Report every line from the material that contains the word "this".

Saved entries
============

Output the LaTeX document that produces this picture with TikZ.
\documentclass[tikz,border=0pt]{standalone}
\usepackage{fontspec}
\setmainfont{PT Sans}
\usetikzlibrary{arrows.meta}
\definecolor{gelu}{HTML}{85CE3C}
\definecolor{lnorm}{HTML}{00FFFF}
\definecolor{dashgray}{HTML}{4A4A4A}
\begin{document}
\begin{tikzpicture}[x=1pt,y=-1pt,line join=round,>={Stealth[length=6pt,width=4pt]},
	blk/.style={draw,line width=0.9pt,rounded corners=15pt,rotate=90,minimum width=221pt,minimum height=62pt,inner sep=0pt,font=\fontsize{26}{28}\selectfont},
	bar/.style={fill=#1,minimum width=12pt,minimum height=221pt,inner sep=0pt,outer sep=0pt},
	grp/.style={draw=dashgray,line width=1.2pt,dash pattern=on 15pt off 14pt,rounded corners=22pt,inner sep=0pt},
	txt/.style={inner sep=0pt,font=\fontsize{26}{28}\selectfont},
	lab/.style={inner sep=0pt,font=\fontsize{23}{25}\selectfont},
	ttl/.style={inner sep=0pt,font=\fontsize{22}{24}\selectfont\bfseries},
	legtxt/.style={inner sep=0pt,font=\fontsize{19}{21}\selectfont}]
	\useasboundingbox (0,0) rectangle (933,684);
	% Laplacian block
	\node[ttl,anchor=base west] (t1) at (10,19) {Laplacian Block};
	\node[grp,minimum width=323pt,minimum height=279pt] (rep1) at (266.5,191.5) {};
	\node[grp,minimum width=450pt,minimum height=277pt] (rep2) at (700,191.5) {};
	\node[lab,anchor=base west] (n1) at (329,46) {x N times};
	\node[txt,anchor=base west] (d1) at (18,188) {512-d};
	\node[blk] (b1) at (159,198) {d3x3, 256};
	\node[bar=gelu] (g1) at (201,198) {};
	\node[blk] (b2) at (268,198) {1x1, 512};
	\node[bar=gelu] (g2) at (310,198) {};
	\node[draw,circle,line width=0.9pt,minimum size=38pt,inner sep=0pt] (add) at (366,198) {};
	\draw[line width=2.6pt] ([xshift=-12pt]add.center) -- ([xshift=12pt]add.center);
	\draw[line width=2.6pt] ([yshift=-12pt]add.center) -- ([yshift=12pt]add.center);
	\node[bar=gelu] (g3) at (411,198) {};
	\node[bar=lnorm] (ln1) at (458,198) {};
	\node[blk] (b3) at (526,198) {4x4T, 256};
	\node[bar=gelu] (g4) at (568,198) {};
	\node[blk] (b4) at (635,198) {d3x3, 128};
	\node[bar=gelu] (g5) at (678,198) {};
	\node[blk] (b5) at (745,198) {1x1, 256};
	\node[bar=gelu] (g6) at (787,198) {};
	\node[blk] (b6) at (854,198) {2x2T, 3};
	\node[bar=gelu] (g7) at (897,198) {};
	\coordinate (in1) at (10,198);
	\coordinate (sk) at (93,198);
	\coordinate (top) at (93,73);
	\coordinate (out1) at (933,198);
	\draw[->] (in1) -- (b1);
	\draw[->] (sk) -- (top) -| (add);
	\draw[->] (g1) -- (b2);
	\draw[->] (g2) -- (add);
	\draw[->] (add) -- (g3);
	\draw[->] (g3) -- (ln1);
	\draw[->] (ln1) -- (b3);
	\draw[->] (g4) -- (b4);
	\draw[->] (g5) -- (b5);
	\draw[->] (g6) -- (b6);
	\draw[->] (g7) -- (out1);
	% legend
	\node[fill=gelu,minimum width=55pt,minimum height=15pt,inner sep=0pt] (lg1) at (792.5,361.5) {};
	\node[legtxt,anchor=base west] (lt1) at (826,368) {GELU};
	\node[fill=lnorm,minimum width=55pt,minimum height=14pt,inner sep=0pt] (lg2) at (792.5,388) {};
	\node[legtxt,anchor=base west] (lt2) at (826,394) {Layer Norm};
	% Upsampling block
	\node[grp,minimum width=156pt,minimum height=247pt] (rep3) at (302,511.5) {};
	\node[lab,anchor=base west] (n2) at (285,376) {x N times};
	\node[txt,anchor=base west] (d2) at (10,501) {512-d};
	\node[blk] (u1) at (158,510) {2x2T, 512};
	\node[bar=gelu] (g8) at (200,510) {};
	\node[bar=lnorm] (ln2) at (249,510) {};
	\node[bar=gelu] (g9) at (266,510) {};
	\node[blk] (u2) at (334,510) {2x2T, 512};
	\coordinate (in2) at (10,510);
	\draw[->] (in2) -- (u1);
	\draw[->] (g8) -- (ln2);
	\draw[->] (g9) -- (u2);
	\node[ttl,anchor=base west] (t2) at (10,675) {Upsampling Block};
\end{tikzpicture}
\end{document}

============

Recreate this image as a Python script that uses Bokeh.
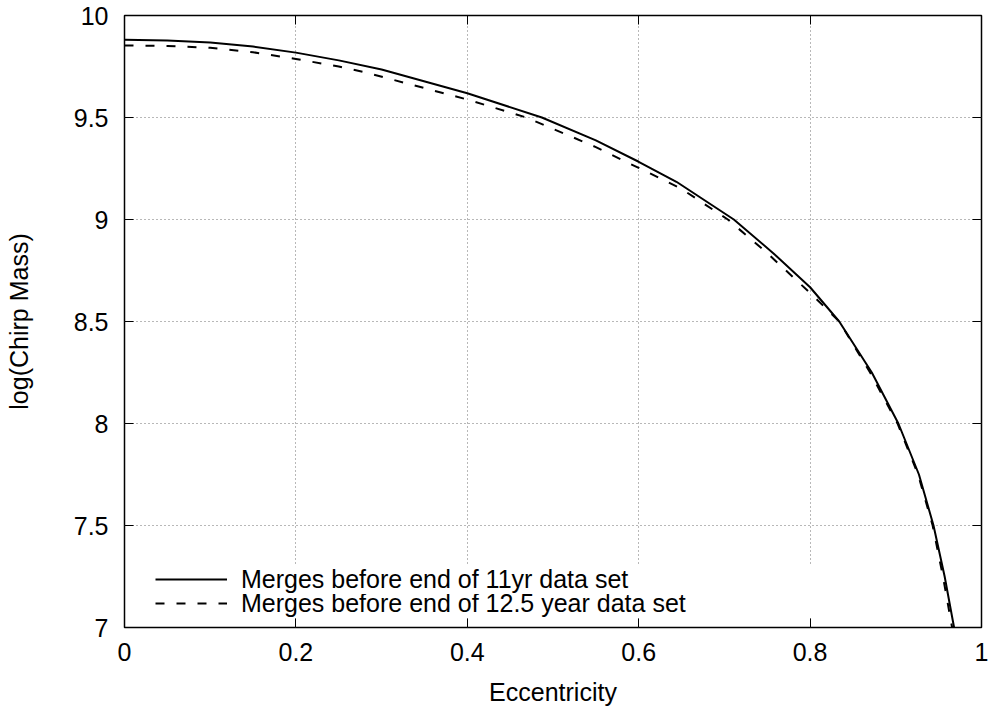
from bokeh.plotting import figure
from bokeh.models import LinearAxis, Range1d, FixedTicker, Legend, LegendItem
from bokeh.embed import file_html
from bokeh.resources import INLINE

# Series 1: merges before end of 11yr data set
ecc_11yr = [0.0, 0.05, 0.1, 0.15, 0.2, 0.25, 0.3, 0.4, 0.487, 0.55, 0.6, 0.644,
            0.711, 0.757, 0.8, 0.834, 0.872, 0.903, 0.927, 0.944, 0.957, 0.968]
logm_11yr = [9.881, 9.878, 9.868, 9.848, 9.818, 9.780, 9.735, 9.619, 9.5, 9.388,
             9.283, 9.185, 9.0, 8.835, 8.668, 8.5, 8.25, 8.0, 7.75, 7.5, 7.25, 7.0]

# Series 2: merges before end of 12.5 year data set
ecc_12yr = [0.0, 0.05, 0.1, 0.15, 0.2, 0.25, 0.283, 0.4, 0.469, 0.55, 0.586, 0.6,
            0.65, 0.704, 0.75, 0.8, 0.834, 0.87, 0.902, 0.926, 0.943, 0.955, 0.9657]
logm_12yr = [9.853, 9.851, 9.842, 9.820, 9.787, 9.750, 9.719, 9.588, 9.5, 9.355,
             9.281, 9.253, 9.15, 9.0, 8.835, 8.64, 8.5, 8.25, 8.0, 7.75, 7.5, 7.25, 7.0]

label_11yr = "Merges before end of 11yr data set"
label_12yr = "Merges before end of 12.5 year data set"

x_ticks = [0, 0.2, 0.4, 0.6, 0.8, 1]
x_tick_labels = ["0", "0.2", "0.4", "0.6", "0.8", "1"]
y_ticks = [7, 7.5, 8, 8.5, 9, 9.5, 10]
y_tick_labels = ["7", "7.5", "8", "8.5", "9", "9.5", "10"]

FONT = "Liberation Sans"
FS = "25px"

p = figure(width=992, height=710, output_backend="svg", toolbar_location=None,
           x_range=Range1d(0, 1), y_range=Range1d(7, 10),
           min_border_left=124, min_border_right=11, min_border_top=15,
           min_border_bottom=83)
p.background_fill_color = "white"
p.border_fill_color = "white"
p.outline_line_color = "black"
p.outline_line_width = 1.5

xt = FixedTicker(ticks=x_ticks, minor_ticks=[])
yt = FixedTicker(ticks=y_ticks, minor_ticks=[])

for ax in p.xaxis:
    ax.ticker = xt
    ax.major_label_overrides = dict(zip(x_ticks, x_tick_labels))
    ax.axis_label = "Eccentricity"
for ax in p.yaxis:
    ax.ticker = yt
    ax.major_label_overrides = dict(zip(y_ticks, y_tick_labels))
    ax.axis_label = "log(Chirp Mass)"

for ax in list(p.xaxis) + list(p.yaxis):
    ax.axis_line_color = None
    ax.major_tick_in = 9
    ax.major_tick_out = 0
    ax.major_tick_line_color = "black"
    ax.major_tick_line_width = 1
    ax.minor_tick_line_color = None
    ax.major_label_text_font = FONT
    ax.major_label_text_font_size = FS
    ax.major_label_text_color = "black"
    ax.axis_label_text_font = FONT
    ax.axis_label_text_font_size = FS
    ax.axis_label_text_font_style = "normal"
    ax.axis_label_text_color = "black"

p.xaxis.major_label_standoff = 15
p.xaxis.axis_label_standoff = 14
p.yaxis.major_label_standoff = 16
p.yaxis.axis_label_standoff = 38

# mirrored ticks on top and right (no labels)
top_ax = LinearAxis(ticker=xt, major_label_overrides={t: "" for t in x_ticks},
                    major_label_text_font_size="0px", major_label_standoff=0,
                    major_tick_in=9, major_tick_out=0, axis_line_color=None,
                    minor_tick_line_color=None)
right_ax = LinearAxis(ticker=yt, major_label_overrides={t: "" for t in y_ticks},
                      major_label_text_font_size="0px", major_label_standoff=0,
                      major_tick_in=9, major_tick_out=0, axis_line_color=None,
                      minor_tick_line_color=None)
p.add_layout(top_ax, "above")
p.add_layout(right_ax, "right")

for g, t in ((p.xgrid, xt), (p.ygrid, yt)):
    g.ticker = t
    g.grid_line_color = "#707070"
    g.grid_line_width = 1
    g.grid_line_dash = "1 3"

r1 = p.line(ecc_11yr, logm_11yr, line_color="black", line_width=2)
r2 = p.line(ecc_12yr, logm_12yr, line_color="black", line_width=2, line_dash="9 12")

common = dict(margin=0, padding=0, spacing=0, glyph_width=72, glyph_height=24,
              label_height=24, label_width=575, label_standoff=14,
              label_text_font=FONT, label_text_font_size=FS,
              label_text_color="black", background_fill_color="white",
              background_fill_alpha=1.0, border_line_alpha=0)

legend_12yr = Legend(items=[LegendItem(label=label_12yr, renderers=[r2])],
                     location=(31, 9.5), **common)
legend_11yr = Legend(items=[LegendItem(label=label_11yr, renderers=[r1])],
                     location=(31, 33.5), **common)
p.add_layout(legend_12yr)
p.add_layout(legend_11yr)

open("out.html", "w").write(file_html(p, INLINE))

============

* _Written reply_:
Output the LaTeX document that produces this picture with TikZ.
Recreate this image as a Python script that uses Bokeh.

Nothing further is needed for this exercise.